▶ **Data shown**
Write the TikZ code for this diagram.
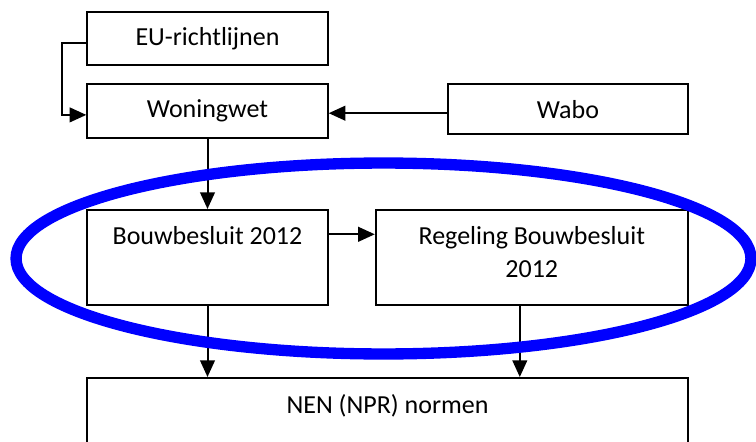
\documentclass[tikz,border=0pt]{standalone}
\usepackage{fontspec}
\setmainfont{Carlito}
\usetikzlibrary{arrows.meta}
\begin{document}
\begin{tikzpicture}[x=0.75pt,y=-0.75pt,
  box/.style={draw=black, line width=1.5pt, rectangle, inner sep=0pt, minimum width=180.3pt},
  lbl/.style={font=\fontsize{19.5pt}{24.75pt}\selectfont, inner sep=0pt, align=center},
  arr/.style={draw=black, line width=1.5pt, -{Triangle[length=12.5pt,width=11pt]}},
  ring/.style={draw={rgb,255:red,0;green,0;blue,255}, line width=8.5pt}]
\clip (0,0) rectangle (756,442);
\fill[white] (0,0) rectangle (756,442);
% boxes
\node[box, minimum height=39.5pt, lbl] (eu) at (207.5,38.7) {EU-richtlijnen};
\node[box, minimum height=40.3pt, lbl] (woning) at (207.5,110.9) {Woningwet};
\node[box, minimum width=180.5pt, minimum height=37.7pt, lbl] (wabo) at (568,109.2) {Wabo};
\node[box, minimum height=71.25pt] (bouw) at (207.5,257.5) {};
\node[box, minimum width=234pt, minimum height=71.25pt] (reg) at (531.8,257.5) {};
\node[box, minimum width=450.3pt, minimum height=69pt] (nen) at (387.5,424) {};
% top-aligned texts
\node[lbl, anchor=base] (bouwt) at ([yshift=-26.8pt]bouw.north) {Bouwbesluit 2012};
\node[lbl, anchor=base] (regt) at ([yshift=-51.3pt]reg.north) {Regeling Bouwbesluit\\2012};
\node[lbl, anchor=base] (nent) at ([yshift=-27pt]nen.north) {NEN (NPR) normen};
% connectors
\draw[arr] ([yshift=-3.5pt]eu.west) -- ++(-24,0) |- ([yshift=-3pt]woning.west);
\draw[arr] ([yshift=-3pt]wabo.west) -- ([yshift=-3pt]wabo.west -| woning.east);
\draw[arr] (woning.south) -- (bouw.north);
\draw[arr] ([yshift=17.4pt]bouw.east) -- ([yshift=17.4pt]bouw.east -| reg.west);
\draw[arr] (bouw.south) -- (bouw.south |- nen.north);
\draw[arr] ([xshift=-9pt]reg.south) -- ([xshift=-9pt]reg.south |- nen.north);
% ellipse
\draw[ring] (383.5,258.5) ellipse [x radius=275.6pt, y radius=71.6pt];
\end{tikzpicture}
\end{document}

▶ **What the task asks**
Repeat all of the data above word for word, minus the pictures.

▶ **Result below**
Write the TikZ code for this diagram.
\documentclass[tikz,border=0pt]{standalone}
\usepackage{fontspec}
\setmainfont{Carlito}
\usetikzlibrary{arrows.meta}
\begin{document}
\begin{tikzpicture}[x=0.75pt,y=-0.75pt,
  box/.style={draw=black, line width=1.5pt, rectangle, inner sep=0pt, minimum width=180.3pt},
  lbl/.style={font=\fontsize{19.5pt}{24.75pt}\selectfont, inner sep=0pt, align=center},
  arr/.style={draw=black, line width=1.5pt, -{Triangle[length=12.5pt,width=11pt]}},
  ring/.style={draw={rgb,255:red,0;green,0;blue,255}, line width=8.5pt}]
\clip (0,0) rectangle (756,442);
\fill[white] (0,0) rectangle (756,442);
% boxes
\node[box, minimum height=39.5pt, lbl] (eu) at (207.5,38.7) {EU-richtlijnen};
\node[box, minimum height=40.3pt, lbl] (woning) at (207.5,110.9) {Woningwet};
\node[box, minimum width=180.5pt, minimum height=37.7pt, lbl] (wabo) at (568,109.2) {Wabo};
\node[box, minimum height=71.25pt] (bouw) at (207.5,257.5) {};
\node[box, minimum width=234pt, minimum height=71.25pt] (reg) at (531.8,257.5) {};
\node[box, minimum width=450.3pt, minimum height=69pt] (nen) at (387.5,424) {};
% top-aligned texts
\node[lbl, anchor=base] (bouwt) at ([yshift=-26.8pt]bouw.north) {Bouwbesluit 2012};
\node[lbl, anchor=base] (regt) at ([yshift=-51.3pt]reg.north) {Regeling Bouwbesluit\\2012};
\node[lbl, anchor=base] (nent) at ([yshift=-27pt]nen.north) {NEN (NPR) normen};
% connectors
\draw[arr] ([yshift=-3.5pt]eu.west) -- ++(-24,0) |- ([yshift=-3pt]woning.west);
\draw[arr] ([yshift=-3pt]wabo.west) -- ([yshift=-3pt]wabo.west -| woning.east);
\draw[arr] (woning.south) -- (bouw.north);
\draw[arr] ([yshift=17.4pt]bouw.east) -- ([yshift=17.4pt]bouw.east -| reg.west);
\draw[arr] (bouw.south) -- (bouw.south |- nen.north);
\draw[arr] ([xshift=-9pt]reg.south) -- ([xshift=-9pt]reg.south |- nen.north);
% ellipse
\draw[ring] (383.5,258.5) ellipse [x radius=275.6pt, y radius=71.6pt];
\end{tikzpicture}
\end{document}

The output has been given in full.